Ребус и соучастие первоначал

А что если назвать нашу дисциплину не грамматологией, а графологией? Только это не будет архаическое га­дание по почерку, а современное знание, вооруженное психоанализом, социологией, историей. Тогда индивидуальная графология займется осо­бенностями пишущего, а культурная — соотношениями между индиви­дуальной и коллективной манерами или стилями письма.

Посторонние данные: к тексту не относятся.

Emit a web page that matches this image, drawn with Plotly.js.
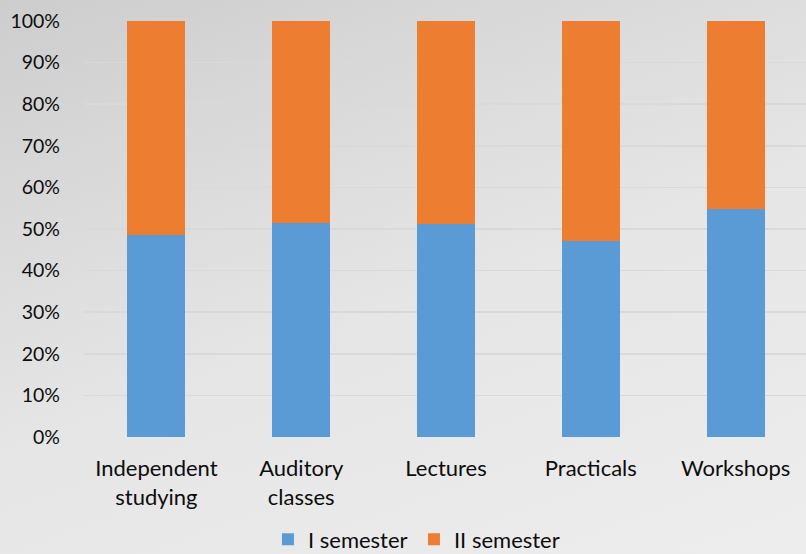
<!DOCTYPE html>
<html>
<head>
<meta charset="utf-8">
<script src="https://cdn.plot.ly/plotly-3.0.1.min.js"></script>
<style>
  html, body { margin: 0; padding: 0; }
  body { width: 806px; height: 554px; overflow: hidden;
         background: linear-gradient(160deg, #cdcdcd 0%, #d9d9d9 25%, #e6e6e6 55%, #ededed 100%); }
  #chart { width: 806px; height: 554px; }
</style>
</head>
<body>
<div id="chart"></div>
<script>
const categories = ["Independent<br>studying", "Auditory<br>classes", "Lectures", "Practicals", "Workshops"];
const semester1 = [48.5, 51.4, 51.3, 47.0, 54.9];
const semester2 = [51.5, 48.6, 48.7, 53.0, 45.1];
const yTickVals = [0, 10, 20, 30, 40, 50, 60, 70, 80, 90, 100];
const yTickText = ["0%", "10%", "20%", "30%", "40%", "50%", "60%", "70%", "80%", "90%", "100%"];

const family = "Lato, 'Open Sans', sans-serif";
const xFont = { family: family, size: 22, color: "#0d0d0d" };
const yFont = { family: family, size: 19.5, color: "#0d0d0d" };

const traces = [
  { type: "bar", name: "I semester", x: categories, y: semester1,
    marker: { color: "#5B9BD5" }, hoverinfo: "none" },
  { type: "bar", name: "II semester", x: categories, y: semester2,
    marker: { color: "#ED7D31" }, hoverinfo: "none" }
];

const layout = {
  width: 806, height: 554,
  barmode: "stack",
  bargap: 0.6,
  paper_bgcolor: "rgba(0,0,0,0)",
  plot_bgcolor: "rgba(0,0,0,0)",
  font: xFont,
  margin: { l: 84, r: 0, t: 21, b: 117, autoexpand: false },
  xaxis: { type: "category", range: [-0.5, 4.486], showgrid: false, zeroline: false,
           showline: false, ticks: "", tickfont: xFont, ticklabelstandoff: 16 },
  yaxis: { range: [0, 100], tickvals: yTickVals, ticktext: yTickText, showgrid: true,
           gridcolor: "#d9d9d9", gridwidth: 1.5, zeroline: false, showline: false,
           ticks: "", tickfont: yFont, ticklabelstandoff: 23 },
  showlegend: true,
  legend: { orientation: "h", x: 0.457, xref: "paper", xanchor: "center", y: -0.246, yanchor: "middle",
            font: xFont, traceorder: "normal", itemwidth: 30,
            entrywidth: 101, entrywidthmode: "pixels" }
};

Plotly.newPlot("chart", traces, layout, { staticPlot: true, displayModeBar: false });
</script>
</body>
</html>
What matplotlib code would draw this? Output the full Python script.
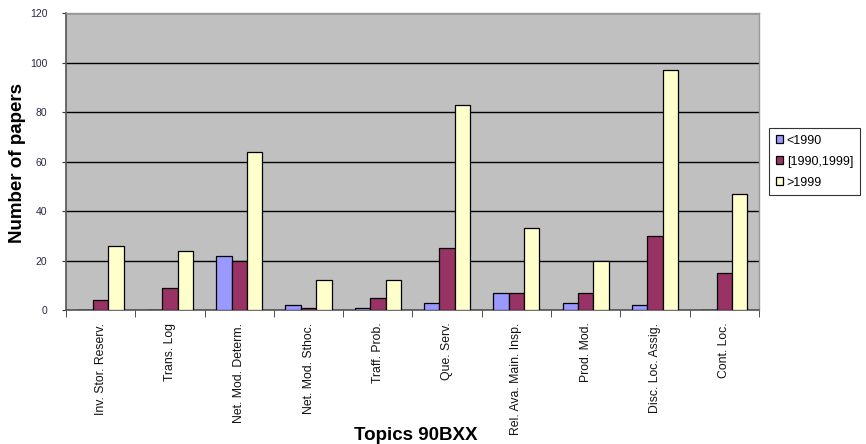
import numpy as np
import matplotlib
matplotlib.use("Agg")
import matplotlib.pyplot as plt
from matplotlib.ticker import FixedLocator, NullFormatter

plt.rcParams['font.family'] = ['Liberation Sans', 'DejaVu Sans']

topics = ["Inv. Stor. Reserv.", "Trans. Log", "Net. Mod. Determ.", "Net. Mod. Sthoc.",
          "Traff. Prob.", "Que. Serv.", "Rel. Ava. Main. Insp.", "Prod. Mod.",
          "Disc. Loc. Assig.", "Cont. Loc."]
series_names = ["<1990", "[1990,1999]", ">1999"]
before_1990 = [0, 0, 22, 2, 1, 3, 7, 3, 2, 0]
from_1990_to_1999 = [4, 9, 20, 1, 5, 25, 7, 7, 30, 15]
after_1999 = [26, 24, 64, 12, 12, 83, 33, 20, 97, 47]
colors = ["#9999FF", "#993366", "#FFFFCC"]

fig = plt.figure(figsize=(8.66, 4.44), dpi=100)
ax = fig.add_axes([0.0762, 0.3018, 0.8002, 0.6689])
ax.set_facecolor("#C0C0C0")

x = np.arange(len(topics))
w = 0.222
for i, (vals, c, name) in enumerate(zip([before_1990, from_1990_to_1999, after_1999],
                                         colors, series_names)):
    ax.bar(x + (i - 1) * w, vals, width=w, color=c, edgecolor="black",
           linewidth=0.9, label=name, zorder=3)

ax.set_xlim(-0.5, len(topics) - 0.5)
ax.set_ylim(0, 120)
ax.set_yticks(np.arange(0, 121, 20))
ax.yaxis.grid(True, color="black", linewidth=1.0, zorder=1)
ax.set_axisbelow(True)

ax.set_xticks(x)
ax.set_xticklabels(topics, rotation=90, fontsize=8.8, va="top", color="#111111")
ax.tick_params(axis="x", length=0, pad=9)
ax.xaxis.set_minor_locator(FixedLocator(np.arange(-0.5, len(topics), 1.0)))
ax.xaxis.set_minor_formatter(NullFormatter())
ax.tick_params(axis="x", which="minor", length=5, color="#333333", direction="out")
ax.tick_params(axis="y", labelsize=7.5, length=3, pad=10.5, color="#333333",
               labelcolor="#2a2a44")

for s in ["top", "right"]:
    ax.spines[s].set_color("#999999")
    ax.spines[s].set_linewidth(1.0)
for s in ["left", "bottom"]:
    ax.spines[s].set_color("#555555")
    ax.spines[s].set_linewidth(1.2)

fig.text(18 / 866, 0.632, "Number of papers", rotation=90, ha="center", va="center",
         fontsize=13.5, fontweight="bold")
fig.text(416 / 866, 0.02, "Topics 90BXX", ha="center", va="center",
         fontsize=13.5, fontweight="bold")

leg = ax.legend(loc="center left", bbox_to_anchor=(1.014, 0.5), fontsize=9,
                frameon=True, fancybox=False, edgecolor="black",
                handlelength=0.6, handleheight=0.6, handletextpad=0.3,
                borderpad=0.55, labelspacing=0.72, borderaxespad=0)
leg.get_frame().set_linewidth(0.8)

fig.savefig("out.png", dpi=100)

Вопрос о пси­хологических нагрузках процессов чтения и письма и о первичном конструировании объектов (по Меляни Кляйн, "хороших" или "плохих") решает психоанализ, а феноменология в лице Гуссерля напоминает нам о том, что построение идеальной объективности невозможно без повто­рения, закрепления, а значит и письма. Тем самым выявляется важная особенность процесса означения: психологические нагрузки процесса письма непрозрачны для сознания, однако именно они обеспечивают энергией само построение идеальной объективности.

Вопросы истории письма, процесс его постепенной фонетизации и линеаризации лежат в корнях и основаниях всех наук. Однако стоит по­мнить, что чисто фонетическое письмо невозможно в принципе: в различных видах письма фонетические или нефонетические элементы пись­ма смешаны в разных пропорциях. Вопрос об истоках фонетического письма касается начал и развития всех сфер нашей жизни, и потому, пытаясь расчленить переплетенные корни различных дисциплин, пред­метов, видов деятельности, сплетение их корней, мы вновь приходим к тому, о чем у нас уже шла речь, т. е. к понятию прото-письма.